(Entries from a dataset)
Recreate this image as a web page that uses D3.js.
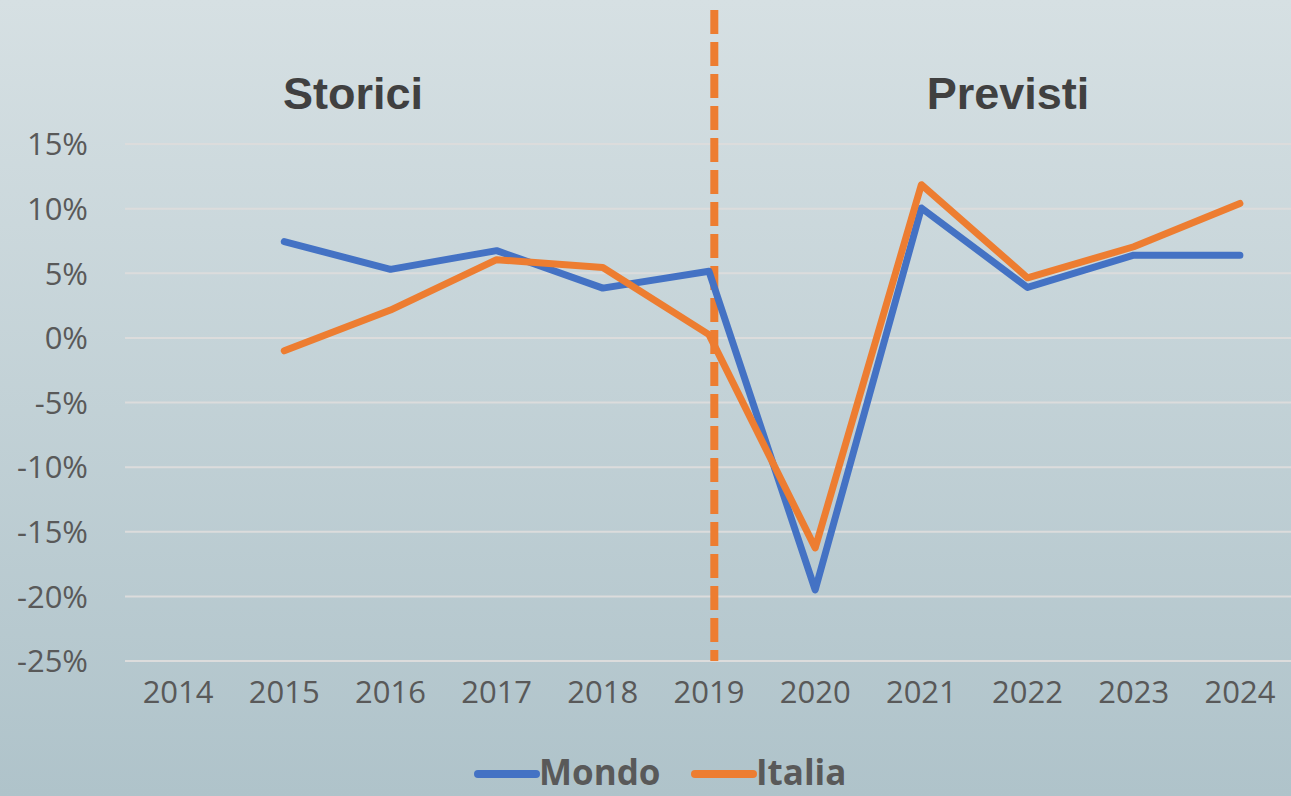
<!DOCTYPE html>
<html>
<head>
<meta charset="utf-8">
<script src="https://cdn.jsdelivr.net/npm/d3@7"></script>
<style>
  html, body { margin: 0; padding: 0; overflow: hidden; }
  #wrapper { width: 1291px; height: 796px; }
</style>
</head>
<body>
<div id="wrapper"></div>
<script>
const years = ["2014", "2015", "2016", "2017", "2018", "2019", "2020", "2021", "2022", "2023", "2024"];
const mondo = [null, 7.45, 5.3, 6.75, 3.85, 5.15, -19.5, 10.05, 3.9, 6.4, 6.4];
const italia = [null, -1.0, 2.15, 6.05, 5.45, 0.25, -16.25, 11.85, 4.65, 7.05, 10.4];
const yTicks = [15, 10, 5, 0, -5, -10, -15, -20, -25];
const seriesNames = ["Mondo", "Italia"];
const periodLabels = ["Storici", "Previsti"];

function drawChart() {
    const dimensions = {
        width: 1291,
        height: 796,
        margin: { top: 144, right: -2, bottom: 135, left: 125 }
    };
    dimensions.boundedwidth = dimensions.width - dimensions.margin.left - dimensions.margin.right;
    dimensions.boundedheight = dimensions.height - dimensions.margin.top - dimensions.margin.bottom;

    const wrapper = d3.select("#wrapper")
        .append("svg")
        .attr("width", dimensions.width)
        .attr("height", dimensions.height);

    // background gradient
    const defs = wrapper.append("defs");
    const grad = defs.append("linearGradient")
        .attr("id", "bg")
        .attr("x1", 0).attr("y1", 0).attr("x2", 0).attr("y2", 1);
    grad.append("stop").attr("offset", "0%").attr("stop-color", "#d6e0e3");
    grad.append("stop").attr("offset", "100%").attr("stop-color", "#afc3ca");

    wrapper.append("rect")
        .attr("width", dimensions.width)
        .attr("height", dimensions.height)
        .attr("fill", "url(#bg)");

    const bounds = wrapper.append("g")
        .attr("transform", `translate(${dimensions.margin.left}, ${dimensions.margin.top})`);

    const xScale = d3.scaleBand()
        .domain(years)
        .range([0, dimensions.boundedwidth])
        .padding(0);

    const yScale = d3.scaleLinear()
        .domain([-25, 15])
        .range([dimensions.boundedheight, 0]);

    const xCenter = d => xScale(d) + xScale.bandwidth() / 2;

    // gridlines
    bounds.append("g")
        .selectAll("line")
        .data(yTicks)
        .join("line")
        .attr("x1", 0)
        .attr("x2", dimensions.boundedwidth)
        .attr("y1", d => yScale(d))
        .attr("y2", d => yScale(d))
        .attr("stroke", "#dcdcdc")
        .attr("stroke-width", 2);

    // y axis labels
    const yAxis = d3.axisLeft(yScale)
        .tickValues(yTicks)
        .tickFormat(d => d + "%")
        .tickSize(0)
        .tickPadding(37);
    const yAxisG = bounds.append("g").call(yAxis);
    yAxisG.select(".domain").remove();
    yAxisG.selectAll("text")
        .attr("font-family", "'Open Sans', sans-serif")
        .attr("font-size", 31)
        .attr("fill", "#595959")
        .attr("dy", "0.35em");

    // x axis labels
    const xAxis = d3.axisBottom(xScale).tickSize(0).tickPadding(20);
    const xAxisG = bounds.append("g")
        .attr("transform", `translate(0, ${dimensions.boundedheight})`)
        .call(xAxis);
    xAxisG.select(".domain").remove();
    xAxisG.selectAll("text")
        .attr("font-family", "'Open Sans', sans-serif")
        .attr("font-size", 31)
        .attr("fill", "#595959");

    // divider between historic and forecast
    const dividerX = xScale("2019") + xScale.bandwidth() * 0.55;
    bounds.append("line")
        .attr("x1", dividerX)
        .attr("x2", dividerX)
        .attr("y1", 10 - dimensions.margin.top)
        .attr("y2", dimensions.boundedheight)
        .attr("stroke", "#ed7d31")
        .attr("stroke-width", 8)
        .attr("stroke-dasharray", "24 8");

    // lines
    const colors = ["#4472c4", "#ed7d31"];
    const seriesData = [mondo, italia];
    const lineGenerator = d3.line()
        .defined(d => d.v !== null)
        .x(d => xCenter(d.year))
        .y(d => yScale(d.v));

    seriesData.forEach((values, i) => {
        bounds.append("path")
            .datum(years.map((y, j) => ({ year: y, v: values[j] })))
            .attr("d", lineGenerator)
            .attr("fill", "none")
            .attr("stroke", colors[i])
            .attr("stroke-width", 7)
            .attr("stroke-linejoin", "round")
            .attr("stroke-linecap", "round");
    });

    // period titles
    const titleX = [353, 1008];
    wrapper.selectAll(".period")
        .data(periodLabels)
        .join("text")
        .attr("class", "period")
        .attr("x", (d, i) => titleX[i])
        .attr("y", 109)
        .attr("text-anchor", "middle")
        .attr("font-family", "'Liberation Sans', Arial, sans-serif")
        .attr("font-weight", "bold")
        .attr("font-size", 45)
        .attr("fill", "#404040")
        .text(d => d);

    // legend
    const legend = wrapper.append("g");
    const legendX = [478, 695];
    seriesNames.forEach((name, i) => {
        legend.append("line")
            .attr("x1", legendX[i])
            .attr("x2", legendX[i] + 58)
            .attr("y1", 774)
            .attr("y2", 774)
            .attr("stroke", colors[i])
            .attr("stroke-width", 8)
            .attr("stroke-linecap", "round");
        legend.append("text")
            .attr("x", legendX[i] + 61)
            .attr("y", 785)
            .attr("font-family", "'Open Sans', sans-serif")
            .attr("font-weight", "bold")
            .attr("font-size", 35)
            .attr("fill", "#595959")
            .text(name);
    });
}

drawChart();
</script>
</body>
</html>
==
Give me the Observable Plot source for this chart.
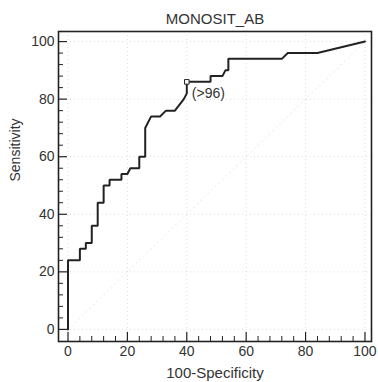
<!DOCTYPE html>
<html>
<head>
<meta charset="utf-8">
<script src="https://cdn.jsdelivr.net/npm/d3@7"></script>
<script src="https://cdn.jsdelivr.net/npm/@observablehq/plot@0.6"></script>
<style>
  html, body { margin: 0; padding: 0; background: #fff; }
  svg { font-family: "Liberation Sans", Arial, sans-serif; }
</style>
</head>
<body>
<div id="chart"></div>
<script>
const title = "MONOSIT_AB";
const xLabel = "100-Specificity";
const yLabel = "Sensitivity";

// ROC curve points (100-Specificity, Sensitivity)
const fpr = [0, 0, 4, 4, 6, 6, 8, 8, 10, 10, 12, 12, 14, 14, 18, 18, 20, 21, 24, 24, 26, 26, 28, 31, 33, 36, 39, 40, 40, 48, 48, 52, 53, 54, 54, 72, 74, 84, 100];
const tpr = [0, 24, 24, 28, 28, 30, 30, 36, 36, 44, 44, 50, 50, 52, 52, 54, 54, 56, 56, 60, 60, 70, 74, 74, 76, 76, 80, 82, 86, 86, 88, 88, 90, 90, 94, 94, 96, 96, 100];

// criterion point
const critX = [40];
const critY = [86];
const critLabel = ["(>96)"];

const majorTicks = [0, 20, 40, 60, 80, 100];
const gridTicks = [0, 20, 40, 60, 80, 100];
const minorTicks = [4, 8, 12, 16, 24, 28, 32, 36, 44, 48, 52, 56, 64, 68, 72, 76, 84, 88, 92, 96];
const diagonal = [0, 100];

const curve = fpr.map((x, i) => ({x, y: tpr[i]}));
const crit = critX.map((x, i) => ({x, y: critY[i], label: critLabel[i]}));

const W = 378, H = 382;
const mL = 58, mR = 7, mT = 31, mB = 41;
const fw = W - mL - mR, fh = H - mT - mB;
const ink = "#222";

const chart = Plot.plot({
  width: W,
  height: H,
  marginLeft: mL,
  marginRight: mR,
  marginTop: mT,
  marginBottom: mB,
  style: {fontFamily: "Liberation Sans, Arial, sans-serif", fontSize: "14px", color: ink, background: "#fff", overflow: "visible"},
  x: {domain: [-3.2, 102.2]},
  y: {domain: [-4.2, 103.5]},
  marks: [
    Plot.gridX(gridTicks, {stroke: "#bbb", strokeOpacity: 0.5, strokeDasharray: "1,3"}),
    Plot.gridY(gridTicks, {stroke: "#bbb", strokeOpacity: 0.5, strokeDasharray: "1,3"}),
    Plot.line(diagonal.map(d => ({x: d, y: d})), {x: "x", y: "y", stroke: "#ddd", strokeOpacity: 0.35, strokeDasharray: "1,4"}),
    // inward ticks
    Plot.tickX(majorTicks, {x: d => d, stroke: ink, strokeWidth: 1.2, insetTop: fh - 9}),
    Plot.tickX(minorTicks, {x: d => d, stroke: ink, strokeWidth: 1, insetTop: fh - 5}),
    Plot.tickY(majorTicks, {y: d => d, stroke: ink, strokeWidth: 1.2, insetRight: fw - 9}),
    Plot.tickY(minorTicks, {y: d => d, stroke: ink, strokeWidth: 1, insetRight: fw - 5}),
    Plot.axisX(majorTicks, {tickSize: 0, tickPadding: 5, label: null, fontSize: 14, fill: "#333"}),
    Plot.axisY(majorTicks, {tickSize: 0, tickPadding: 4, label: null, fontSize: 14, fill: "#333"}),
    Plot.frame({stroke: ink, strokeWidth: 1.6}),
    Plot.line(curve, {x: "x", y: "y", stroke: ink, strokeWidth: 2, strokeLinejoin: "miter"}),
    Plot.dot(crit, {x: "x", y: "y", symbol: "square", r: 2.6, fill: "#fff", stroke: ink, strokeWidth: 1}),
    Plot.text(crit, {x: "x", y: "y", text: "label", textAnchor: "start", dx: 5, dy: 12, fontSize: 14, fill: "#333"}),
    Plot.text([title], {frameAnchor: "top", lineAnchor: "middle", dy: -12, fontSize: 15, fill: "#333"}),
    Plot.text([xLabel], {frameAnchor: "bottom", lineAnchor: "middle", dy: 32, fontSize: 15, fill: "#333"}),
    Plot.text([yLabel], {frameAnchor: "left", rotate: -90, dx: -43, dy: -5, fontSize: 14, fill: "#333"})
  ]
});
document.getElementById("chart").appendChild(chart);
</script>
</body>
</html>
...
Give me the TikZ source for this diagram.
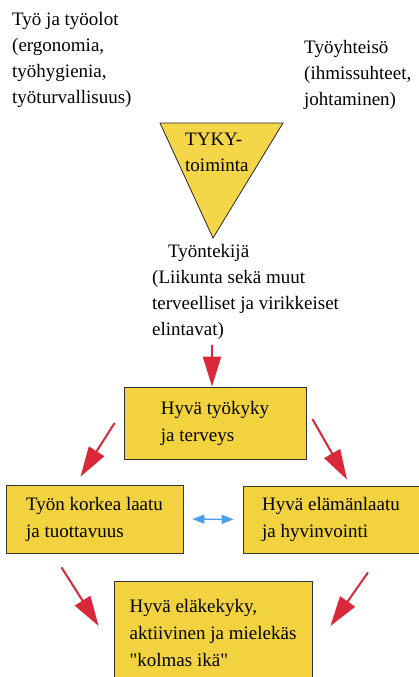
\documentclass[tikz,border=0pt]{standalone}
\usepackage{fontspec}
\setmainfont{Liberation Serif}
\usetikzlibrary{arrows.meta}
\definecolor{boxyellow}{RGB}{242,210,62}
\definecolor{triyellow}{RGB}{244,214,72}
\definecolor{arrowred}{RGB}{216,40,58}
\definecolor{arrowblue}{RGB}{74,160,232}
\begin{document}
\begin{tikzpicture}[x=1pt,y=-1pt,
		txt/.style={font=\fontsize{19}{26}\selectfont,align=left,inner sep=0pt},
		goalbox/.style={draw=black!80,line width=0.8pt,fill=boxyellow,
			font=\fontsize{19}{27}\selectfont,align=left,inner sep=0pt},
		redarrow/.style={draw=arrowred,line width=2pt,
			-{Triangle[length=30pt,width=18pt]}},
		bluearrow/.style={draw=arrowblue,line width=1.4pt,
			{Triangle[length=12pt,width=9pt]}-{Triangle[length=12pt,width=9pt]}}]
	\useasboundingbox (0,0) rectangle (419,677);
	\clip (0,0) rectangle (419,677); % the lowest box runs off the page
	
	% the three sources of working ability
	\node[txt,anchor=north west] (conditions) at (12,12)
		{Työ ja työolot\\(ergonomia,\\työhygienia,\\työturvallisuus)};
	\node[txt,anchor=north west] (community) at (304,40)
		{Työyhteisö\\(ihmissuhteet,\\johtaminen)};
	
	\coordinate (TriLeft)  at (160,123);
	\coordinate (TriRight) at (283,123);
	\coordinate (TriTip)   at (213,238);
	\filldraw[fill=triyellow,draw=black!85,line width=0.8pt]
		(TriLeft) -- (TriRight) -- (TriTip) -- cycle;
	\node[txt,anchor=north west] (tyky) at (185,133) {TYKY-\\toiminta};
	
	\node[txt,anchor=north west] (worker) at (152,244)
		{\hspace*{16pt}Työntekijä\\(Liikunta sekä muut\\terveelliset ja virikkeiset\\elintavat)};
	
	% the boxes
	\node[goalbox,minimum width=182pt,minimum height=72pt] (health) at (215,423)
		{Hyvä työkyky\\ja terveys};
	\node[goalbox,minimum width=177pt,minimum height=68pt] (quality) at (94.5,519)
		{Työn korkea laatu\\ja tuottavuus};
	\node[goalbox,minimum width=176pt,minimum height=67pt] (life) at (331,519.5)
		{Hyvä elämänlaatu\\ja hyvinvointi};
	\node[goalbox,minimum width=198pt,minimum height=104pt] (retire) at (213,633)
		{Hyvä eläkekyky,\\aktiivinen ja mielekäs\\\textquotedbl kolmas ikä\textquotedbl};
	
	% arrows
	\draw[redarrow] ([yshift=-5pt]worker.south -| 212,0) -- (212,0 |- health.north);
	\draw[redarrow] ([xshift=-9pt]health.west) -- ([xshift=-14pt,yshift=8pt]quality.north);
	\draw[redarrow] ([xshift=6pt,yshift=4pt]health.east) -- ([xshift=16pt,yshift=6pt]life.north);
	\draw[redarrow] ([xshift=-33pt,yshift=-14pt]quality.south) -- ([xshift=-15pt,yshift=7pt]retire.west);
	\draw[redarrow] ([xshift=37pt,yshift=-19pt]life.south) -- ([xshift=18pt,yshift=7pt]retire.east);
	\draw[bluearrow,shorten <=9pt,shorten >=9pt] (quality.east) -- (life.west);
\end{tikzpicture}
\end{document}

**Objective**
Repeat exactly the part that opens with the line containing "Give me the TikZ source for this diagram." and closes with the line containing "west] (tyky) at". Include both end lines, and drop the pictures.

**Reply to the task**
Give me the TikZ source for this diagram.
\documentclass[tikz,border=0pt]{standalone}
\usepackage{fontspec}
\setmainfont{Liberation Serif}
\usetikzlibrary{arrows.meta}
\definecolor{boxyellow}{RGB}{242,210,62}
\definecolor{triyellow}{RGB}{244,214,72}
\definecolor{arrowred}{RGB}{216,40,58}
\definecolor{arrowblue}{RGB}{74,160,232}
\begin{document}
\begin{tikzpicture}[x=1pt,y=-1pt,
		txt/.style={font=\fontsize{19}{26}\selectfont,align=left,inner sep=0pt},
		goalbox/.style={draw=black!80,line width=0.8pt,fill=boxyellow,
			font=\fontsize{19}{27}\selectfont,align=left,inner sep=0pt},
		redarrow/.style={draw=arrowred,line width=2pt,
			-{Triangle[length=30pt,width=18pt]}},
		bluearrow/.style={draw=arrowblue,line width=1.4pt,
			{Triangle[length=12pt,width=9pt]}-{Triangle[length=12pt,width=9pt]}}]
	\useasboundingbox (0,0) rectangle (419,677);
	\clip (0,0) rectangle (419,677); % the lowest box runs off the page
	
	% the three sources of working ability
	\node[txt,anchor=north west] (conditions) at (12,12)
		{Työ ja työolot\\(ergonomia,\\työhygienia,\\työturvallisuus)};
	\node[txt,anchor=north west] (community) at (304,40)
		{Työyhteisö\\(ihmissuhteet,\\johtaminen)};
	
	\coordinate (TriLeft)  at (160,123);
	\coordinate (TriRight) at (283,123);
	\coordinate (TriTip)   at (213,238);
	\filldraw[fill=triyellow,draw=black!85,line width=0.8pt]
		(TriLeft) -- (TriRight) -- (TriTip) -- cycle;
	\node[txt,anchor=north west] (tyky) at (185,133) {TYKY-\\toiminta};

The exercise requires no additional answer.